Traceback (most recent call last):
  File "/nix/store/ni2js4lwp1w6l14azfcjlgwn2im38m1b-nixpart-0.4.1/bin/.nixpart-wrapped", line 166, in <module>
    main()
  File "/nix/store/ni2js4lwp1w6l14azfcjlgwn2im38m1b-nixpart-0.4.1/bin/.nixpart-wrapped", line 152, in main
    storage = ks.run(init=False)
  File "/nix/store/ni2js4lwp1w6l14azfcjlgwn2im38m1b-nixpart-0.4.1/lib/python2.7/site-packages/nixkickstart.py", line 1040, in run
    self.partition()
  File "/nix/store/ni2js4lwp1w6l14azfcjlgwn2im38m1b-nixpart-0.4.1/lib/python2.7/site-packages/nixkickstart.py", line 993, in partition
    self.storage.doIt()
  File "/nix/store/fl2pafsa1c4y6z4hnqv8235jpbj6wja1-blivet-0.17-1/lib/python2.7/site-packages/blivet/__init__.py", line 310, in doIt
    self.devicetree.processActions()
  File "/nix/store/fl2pafsa1c4y6z4hnqv8235jpbj6wja1-blivet-0.17-1/lib/python2.7/site-packages/blivet/devicetree.py", line 237, in processActions
    action.execute()
  File "/nix/store/fl2pafsa1c4y6z4hnqv8235jpbj6wja1-blivet-0.17-1/lib/python2.7/site-packages/blivet/deviceaction.py", line 272, in execute
    self.device.create()
  File "/nix/store/fl2pafsa1c4y6z4hnqv8235jpbj6wja1-blivet-0.17-1/lib/python2.7/site-packages/blivet/devices.py", line 791, in create
    self._postCreate()
  File "/nix/store/fl2pafsa1c4y6z4hnqv8235jpbj6wja1-blivet-0.17-1/lib/python2.7/site-packages/blivet/devices.py", line 3219, in _postCreate
    md_node = mdraid.md_node_from_name(self.name)
  File "/nix/store/fl2pafsa1c4y6z4hnqv8235jpbj6wja1-blivet-0.17-1/lib/python2.7/site-packages/blivet/devicelibs/mdraid.py", line 261, in md_node_from_name
    raise MDRaidError("md_node_from_name failed: %s" % e)
blivet.errors.MDRaidError: md_node_from_name failed: [Errno 2] No such file or directory: '/dev/md/gluster-brick1'

Deploying again from scrat made it not happen.

SSH'ing into that machine showed that /dev/md/gluster-brick1 does indeed exist.
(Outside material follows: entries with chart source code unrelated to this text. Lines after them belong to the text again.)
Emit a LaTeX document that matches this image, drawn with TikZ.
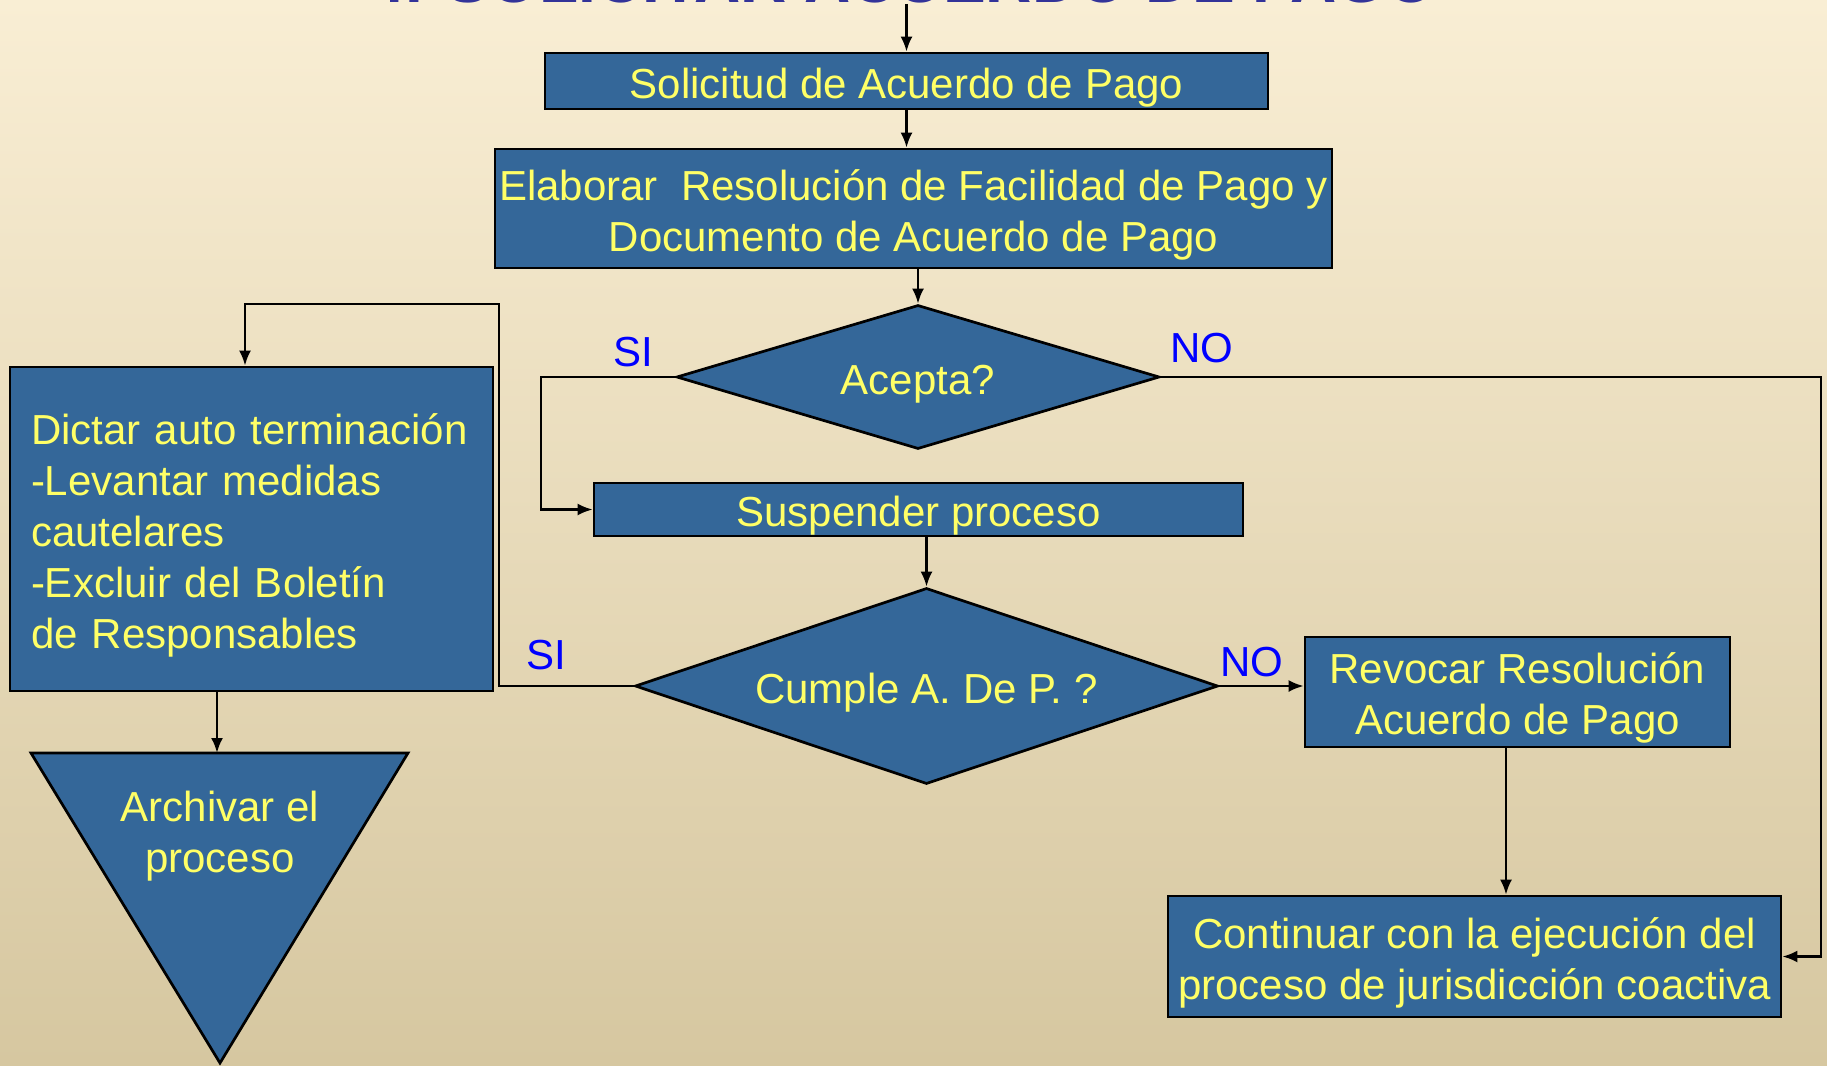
\documentclass[tikz,border=0pt]{standalone}
\usepackage{fontspec}
\setmainfont{Liberation Sans}
\usetikzlibrary{shapes.geometric,arrows.meta}
\definecolor{bgtop}{RGB}{249,238,212}
\definecolor{bgmid}{RGB}{240,232,210}
\definecolor{bgbot}{RGB}{214,199,160}
\definecolor{boxblue}{RGB}{52,103,153}
\definecolor{txtyel}{RGB}{255,255,102}
\definecolor{ttlblue}{RGB}{51,51,153}
\newcommand{\lift}{\rule{0pt}{43pt}}
\tikzset{proc/.style={draw=black, line width=2.7pt, fill=boxblue, text=txtyel, inner sep=0pt, align=center, font=\fontsize{42}{51}\selectfont, execute at begin node={\lift}}}
\tikzset{decis/.style={proc, diamond, aspect=3}}
\tikzset{lbl/.style={text=blue, inner sep=0pt, font=\fontsize{42}{51}\selectfont}}
\tikzset{conn/.style={line width=2.5pt, -{Latex[length=15pt,width=12pt]}}}

\begin{document}
\begin{tikzpicture}[x=1pt,y=-1pt]

\useasboundingbox (0,0) rectangle (1827,1065);
\clip (0,0) rectangle (1827,1065);
\shade[top color=bgtop, middle color=bgmid, bottom color=bgbot] (0,0) rectangle (1827,1065);

\node[anchor=base, text=ttlblue, inner sep=0pt, font=\fontsize{64}{64}\selectfont\bfseries] (ttl) at (903,3) {4. SOLICITAR ACUERDO DE PAGO};

\node[proc, minimum width=723pt, minimum height=56pt] (sol) at (906.5,81) {Solicitud de Acuerdo de Pago};
\node[proc, minimum width=837pt, minimum height=119pt] (ela) at (913.5,208.5) {\lift Elaborar\ \ Resolución de Facilidad de Pago y\\Documento de Acuerdo de Pago};
\node[decis, minimum width=483pt, minimum height=144pt] (acp) at (918,377) {Acepta?};
\node[proc, minimum width=649pt, minimum height=53pt] (sus) at (918.5,509.5) {Suspender proceso};
\node[decis, minimum width=583pt, minimum height=196pt] (cum) at (926.5,686) {Cumple A. De P. ?};
\node[proc, minimum width=425pt, minimum height=110pt] (rev) at (1517.5,692) {\lift Revocar Resolución\\Acuerdo de Pago};
\node[proc, minimum width=613pt, minimum height=121pt] (con) at (1474.5,956.5) {\lift Continuar con la ejecución del\\proceso de jurisdicción coactiva};
\node[proc, minimum height=324pt, text width=441pt, inner xsep=21pt, align=left] (dic) at (251.5,529) {Dictar auto terminación\\-Levantar medidas\\cautelares\\-Excluir del Boletín\\de Responsables};

\coordinate (arcL) at (31,753);
\coordinate (arcR) at (408,753);
\coordinate (arcB) at (220,1063);
\coordinate (arcT) at (217,753);
\draw[line width=2.7pt, fill=boxblue] (arcL) -- (arcR) -- (arcB) -- cycle;
\node[text=txtyel, inner sep=0pt, align=center, font=\fontsize{42}{51}\selectfont] (arc) at (220,836) {Archivar el\\proceso};

\node[lbl] (si1) at (633,352) {SI};
\node[lbl] (no1) at (1202,348) {NO};
\node[lbl] (si2) at (546.5,655.5) {SI};
\node[lbl] (no2) at (1252,662) {NO};

\coordinate (rgt) at (1821,378);
\coordinate (lft) at (499,304);

\draw[conn] (ttl.south -| sol.north) -- (sol.north);
\draw[conn] (sol.south) -- (sol.south |- ela.north);
\draw[conn] (ela.south -| acp.north) -- (acp.north);
\draw[conn] (acp.west) -- ++(-134,0) |- (sus.west);
\draw[conn] (acp.east) -- (acp.east -| rgt) |- (con.east);
\draw[conn] (sus.south -| cum.north) -- (cum.north);
\draw[conn] (cum.east) -- (cum.east -| rev.west);
\draw[conn] (cum.west) -- (cum.west -| lft) -- (lft) -| ([xshift=-6.5pt]dic.north);
\draw[conn] ([xshift=-11.5pt]rev.south) -- ([xshift=-11.5pt]rev.south |- con.north);
\draw[conn] (dic.south -| arcT) -- (arcT);

\end{tikzpicture}
\end{document}
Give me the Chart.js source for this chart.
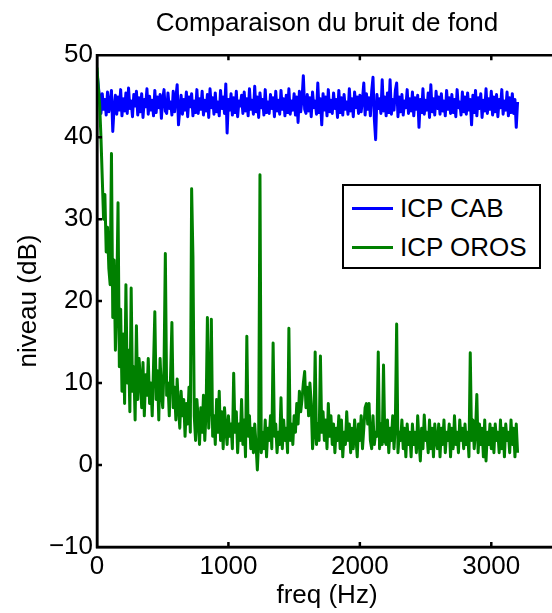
<!DOCTYPE html>
<html>
<head>
<meta charset="utf-8">
<script src="https://cdn.jsdelivr.net/npm/chart.js@4/dist/chart.umd.min.js"></script>
<style>
  html, body { margin: 0; padding: 0; background: #fff; overflow: hidden; }
  #wrap { position: relative; width: 552px; height: 613px; overflow: hidden; }
  #legend {
    position: absolute; left: 342px; top: 184px; width: 199px; height: 85px;
    box-sizing: border-box; border: 2.5px solid #000; background: #fff;
    font-family: "Liberation Sans", Arial, sans-serif; font-size: 26px; color: #000;
  }
  #legend .row { position: absolute; left: 0; height: 31px; line-height: 31px; white-space: nowrap; }
  #legend .swatch { position: absolute; left: 8px; top: 14px; width: 41px; height: 3px; }
  #legend .txt { position: absolute; left: 56px; top: 0; }
</style>
</head>
<body>
<div id="wrap">
  <canvas id="chartBruit" width="654" height="613"></canvas>
  <div id="legend"></div>
</div>
<script>
const freqHz = [
  0, 10, 20, 30, 40, 50, 60, 70, 80, 90, 100, 110, 120, 130, 140, 150, 160, 170, 180, 190,
  200, 210, 220, 230, 240, 250, 260, 270, 280, 290, 300, 310, 320, 330, 340, 350, 360, 370, 380, 390,
  400, 410, 420, 430, 440, 450, 460, 470, 480, 490, 500, 510, 520, 530, 540, 550, 560, 570, 580, 590,
  600, 610, 620, 630, 640, 650, 660, 670, 680, 690, 700, 710, 720, 730, 740, 750, 760, 770, 780, 790,
  800, 810, 820, 830, 840, 850, 860, 870, 880, 890, 900, 910, 920, 930, 940, 950, 960, 970, 980, 990,
  1000, 1010, 1020, 1030, 1040, 1050, 1060, 1070, 1080, 1090, 1100, 1110, 1120, 1130, 1140, 1150, 1160, 1170, 1180, 1190,
  1200, 1210, 1220, 1230, 1240, 1250, 1260, 1270, 1280, 1290, 1300, 1310, 1320, 1330, 1340, 1350, 1360, 1370, 1380, 1390,
  1400, 1410, 1420, 1430, 1440, 1450, 1460, 1470, 1480, 1490, 1500, 1510, 1520, 1530, 1540, 1550, 1560, 1570, 1580, 1590,
  1600, 1610, 1620, 1630, 1640, 1650, 1660, 1670, 1680, 1690, 1700, 1710, 1720, 1730, 1740, 1750, 1760, 1770, 1780, 1790,
  1800, 1810, 1820, 1830, 1840, 1850, 1860, 1870, 1880, 1890, 1900, 1910, 1920, 1930, 1940, 1950, 1960, 1970, 1980, 1990,
  2000, 2010, 2020, 2030, 2040, 2050, 2060, 2070, 2080, 2090, 2100, 2110, 2120, 2130, 2140, 2150, 2160, 2170, 2180, 2190,
  2200, 2210, 2220, 2230, 2240, 2250, 2260, 2270, 2280, 2290, 2300, 2310, 2320, 2330, 2340, 2350, 2360, 2370, 2380, 2390,
  2400, 2410, 2420, 2430, 2440, 2450, 2460, 2470, 2480, 2490, 2500, 2510, 2520, 2530, 2540, 2550, 2560, 2570, 2580, 2590,
  2600, 2610, 2620, 2630, 2640, 2650, 2660, 2670, 2680, 2690, 2700, 2710, 2720, 2730, 2740, 2750, 2760, 2770, 2780, 2790,
  2800, 2810, 2820, 2830, 2840, 2850, 2860, 2870, 2880, 2890, 2900, 2910, 2920, 2930, 2940, 2950, 2960, 2970, 2980, 2990,
  3000, 3010, 3020, 3030, 3040, 3050, 3060, 3070, 3080, 3090, 3100, 3110, 3120, 3130, 3140, 3150, 3160, 3170, 3180, 3190,
  3200
];

// niveau (dB), capteur ICP CAB
const icpCab = [
  48, 46.2, 44.8, 42.9, 45.3, 43.4, 44.6, 42.7, 45.5, 43.1, 44.2, 45.7, 40.7, 43.6, 45.1, 42.8, 44.9, 43.3, 45.8, 42.6,
  44.7, 43.2, 45.4, 42.9, 46.0, 43.5, 44.4, 42.5, 45.2, 43.8, 45.6, 42.7, 44.8, 43.1, 45.3, 42.4, 44.6, 43.7, 45.9, 42.8,
  45.0, 43.3, 44.5, 42.6, 45.7, 43.0, 44.9, 43.6, 45.2, 42.3, 44.7, 45.8, 43.2, 42.9, 45.4, 43.5, 44.3, 42.7, 45.6, 43.1,
  44.8, 46.4, 41.5, 43.4, 45.1, 42.8, 44.6, 43.3, 45.5, 42.5, 44.9, 43.7, 45.3, 42.6, 44.4, 43.0, 45.8, 42.9, 44.7, 43.4,
  45.6, 42.7, 44.5, 43.2, 45.2, 42.4, 45.9, 43.6, 44.8, 42.8, 45.4, 43.1, 44.3, 42.6, 45.7, 43.5, 44.9, 42.9, 46.5, 40.5,
  44.6, 43.3, 45.3, 42.7, 44.8, 43.0, 45.6, 42.5, 44.4, 43.8, 45.1, 42.9, 45.5, 43.2, 44.7, 42.6, 45.9, 43.4, 44.5, 42.8,
  46.2, 43.1, 44.9, 42.4, 45.4, 43.6, 44.6, 42.7, 45.8, 43.0, 44.3, 42.9, 45.2, 43.5, 44.8, 42.5, 45.6, 43.2, 44.5, 42.8,
  45.7, 43.4, 44.7, 42.6, 45.1, 43.0, 45.9, 42.8, 44.4, 43.3, 45.3, 42.7, 44.9, 41.8, 45.6, 43.1, 44.6, 47.5, 43.4, 42.9,
  45.2, 43.2, 44.8, 42.5, 45.5, 43.6, 44.4, 42.8, 46.6, 43.0, 44.7, 41.5, 45.3, 43.3, 44.9, 42.6, 45.8, 43.1, 44.5, 42.9,
  45.4, 43.5, 44.6, 42.4, 45.7, 43.0, 44.8, 42.7, 45.2, 43.4, 44.3, 42.8, 45.9, 43.2, 44.7, 42.5, 45.5, 43.6, 44.9, 42.9,
  45.1, 43.1, 44.6, 46.6, 42.7, 45.3, 43.4, 44.8, 42.6, 45.6, 47.3, 42.3, 39.7, 45.2, 43.5, 44.7, 42.9, 47.0, 43.2, 44.9,
  42.6, 45.4, 43.0, 47.0, 42.8, 44.6, 43.3, 45.7, 46.6, 42.5, 44.9, 43.1, 45.2, 42.7, 44.4, 43.6, 45.8, 42.9, 44.7, 43.2,
  45.5, 42.6, 44.8, 43.4, 45.1, 41.2, 44.6, 43.0, 45.9, 42.8, 44.5, 43.3, 45.4, 42.4, 46.4, 43.1, 44.7, 42.7, 45.6, 43.5,
  44.9, 42.8, 45.3, 43.2, 44.4, 42.6, 45.7, 43.4, 44.8, 42.9, 45.2, 43.0, 44.6, 42.5, 45.8, 43.6, 44.3, 42.7, 45.5, 43.1,
  44.9, 42.8, 45.4, 43.3, 44.6, 41.5, 45.1, 43.0, 45.7, 42.6, 44.8, 43.5, 45.3, 42.4, 44.5, 43.2, 45.9, 42.9, 44.7, 43.4,
  45.6, 42.7, 44.9, 43.1, 45.2, 42.5, 44.6, 43.6, 45.8, 42.8, 44.4, 43.3, 45.5, 42.6, 44.8, 43.0, 45.3, 42.9, 44.6, 41.2,
  44.3
];

// niveau (dB), capteur ICP OROS
const icpOros = [
  48.5, 46, 44, 40, 35, 30, 33, 26, 29, 24, 22, 38, 18, 25, 14, 20, 32, 12, 19, 9,
  16, 7.5, 22, 10, 14, 6.5, 21.6, 9, 12, 5.5, 17, 8, 13, 10.5, 7, 12.5, 6, 11, 8.5, 13,
  7.5, 10, 6, 12, 18.7, 8, 11.5, 5.5, 13, 9, 7, 12, 25.8, 8.5, 10, 6, 11, 17.4, 7, 9.5,
  5.5, 10.5, 7, 4.5, 9, 6, 8, 3.5, 7.5, 5, 9.5, 4, 33.7, 25.4, 6, 3, 8, 5.5, 2.5, 7,
  4, 8.5, 3, 6.5, 18, 4.5, 7.5, 17.8, 3.5, 6, 2.5, 8, 4, 9, 3, 6.5, 2, 7, 4.5, 2.5,
  6, 3.5, 5, 2, 11.2, 4, 6.5, 1.5, 5, 3, 8, 2.5, 5.5, 1, 15.7, 3.5, 6, 2, 4.5, 1.5,
  5, 2.5, -0.6, 3, 35.4, 1.5, 4, 2, 5.5, 1, 4.5, 3, 6, 2, 14.9, 3.5, 5, 1.5, 4, 2.5,
  8.2, 2, 5.5, 3, 4.5, 1.5, 16.7, 3, 5, 2.5, 6, 4, 7.5, 5, 9, 6.5, 8, 10, 11.4, 7,
  9.5, 6, 10, 7.5, 2, 4, 13.8, 2.5, 5, 3, 13.3, 4, 6.5, 3, 5.5, 2, 7.5, 3.5, 6, 2.5,
  5, 1.5, 4.5, 3, 6, 2, 5.5, 1, 4, 2.5, 6.5, 3, 5, 1.5, 4.5, 2, 5.5, 3.5, 1, 5,
  3, 6, 2, 4.5, 7, 7.5, 5, 7.5, 3, 2, 6, 2.5, 4, 3.5, 13.8, 2, 5, 2.5, 12.2, 3,
  2.5, 5.5, 1.5, 4.5, 3, 6, 2, 5, 17.2, 1.5, 4, 3, 5.5, 2, 4.5, 1, 5, 2.5, 4, 1,
  5, 2.5, 4, 1.5, 6, 3, 0.5, 4.5, 2, 6.1, 3, 4, 1.5, 5.5, 2, 4.5, 1, 5, 3, 2,
  5, 1, 4.5, 2.5, 5.5, 1.5, 4, 3, 5, 1, 4.5, 2, 6, 2.5, 4, 1.5, 5.5, 3, 4.5, 2,
  5, 2.5, 4, 1, 13.7, 3, 5.5, 2, 4, 8.6, 1.5, 5, 2.5, 4.5, 1, 5.5, 0.5, 4, 2.5, 5,
  2, 4.5, 1.5, 5, 3, 4, 1.5, 5.5, 2, 4.5, 1, 5, 3, 4, 1.5, 5.5, 2.5, 4.5, 1, 5,
  1.5
];

const xTicks = [0, 1000, 2000, 3000];
const yTicks = [-10, 0, 10, 20, 30, 40, 50];

const toPoints = (vals) => vals.map((v, i) => ({ x: freqHz[i], y: v }));

Chart.defaults.font.family = '"Liberation Sans", Arial, Helvetica, sans-serif';
Chart.defaults.color = "#000";

// cadre et graduations vers l'intérieur (style MATLAB)
const cadre = {
  id: "cadre",
  afterDatasetsDraw(chart) {
    const { ctx, chartArea: a, scales: { x, y } } = chart;
    ctx.save();
    ctx.strokeStyle = "#000";
    ctx.lineWidth = 2.5;
    ctx.beginPath();
    ctx.moveTo(a.right, a.top);
    ctx.lineTo(a.left, a.top);
    ctx.lineTo(a.left, a.bottom);
    ctx.lineTo(a.right, a.bottom);
    xTicks.forEach(v => {
      const px = x.getPixelForValue(v);
      ctx.moveTo(px, a.bottom); ctx.lineTo(px, a.bottom - 5);
      ctx.moveTo(px, a.top); ctx.lineTo(px, a.top + 5);
    });
    yTicks.forEach(v => {
      const py = y.getPixelForValue(v);
      ctx.moveTo(a.left, py); ctx.lineTo(a.left + 5, py);
      ctx.moveTo(a.right, py); ctx.lineTo(a.right - 5, py);
    });
    ctx.stroke();
    ctx.restore();
  }
};

const chart = new Chart(document.getElementById("chartBruit"), {
  type: "line",
  data: {
    datasets: [
      {
        label: "ICP CAB",
        data: toPoints(icpCab),
        borderColor: "#0000ff",
        borderWidth: 3,
        pointRadius: 0,
        tension: 0,
        borderJoinStyle: "round",
        order: 1
      },
      {
        label: "ICP OROS",
        data: toPoints(icpOros),
        borderColor: "#008000",
        borderWidth: 3,
        pointRadius: 0,
        tension: 0,
        borderJoinStyle: "round",
        order: 0
      }
    ]
  },
  options: {
    responsive: false,
    animation: false,
    devicePixelRatio: 1,
    layout: { padding: { left: 0, right: 97, top: 0, bottom: 0 } },
    plugins: {
      legend: { display: false },
      tooltip: { enabled: false },
      title: {
        display: true,
        fullSize: false,
        text: "Comparaison du bruit de fond",
        font: { size: 26, weight: "normal" },
        color: "#000",
        padding: { top: 8, bottom: 16 }
      }
    },
    scales: {
      x: {
        type: "linear",
        min: 0,
        max: 3500,
        grid: { display: false, drawTicks: false },
        border: { display: true, color: "#000", width: 2.5 },
        afterBuildTicks: (s) => { s.ticks = xTicks.map(v => ({ value: v })); },
        afterFit: (s) => { s.height = 66; },
        ticks: {
          font: { size: 26 },
          padding: 4,
          maxRotation: 0,
          autoSkip: false,
          callback: (v) => String(v)
        },
        title: { display: true, text: "freq (Hz)", font: { size: 26 }, padding: { top: 0, bottom: 2 } }
      },
      y: {
        min: -10,
        max: 50,
        grid: { display: false, drawTicks: false },
        border: { display: true, color: "#000", width: 2.5 },
        afterBuildTicks: (s) => { s.ticks = yTicks.map(v => ({ value: v })); },
        afterFit: (s) => { s.width = 97; },
        ticks: {
          font: { size: 26 },
          padding: 4,
          callback: (v) => (v < 0 ? "\u2212" + Math.abs(v) : String(v))
        },
        title: { display: true, text: "niveau (dB)", font: { size: 26 }, padding: { top: 13, bottom: 0 } }
      }
    }
  },
  plugins: [cadre]
});

// légende encadrée, construite depuis les jeux de données
const leg = document.getElementById("legend");
chart.data.datasets.forEach((ds, i) => {
  const row = document.createElement("div");
  row.className = "row";
  row.style.top = (7 + i * 39) + "px";
  row.innerHTML = '<span class="swatch" style="background:' + ds.borderColor + '"></span>' +
    '<span class="txt">' + ds.label + "</span>";
  leg.appendChild(row);
});
</script>
</body>
</html>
I wonder if it's some race condition that the device file took some time to be created.

But I'm not even sure in which component this race would sit.

domenkozar commented 7 years ago

cc @aszlig

nh2 commented 7 years ago

Ah, looks like it isn't too rare, just got it again.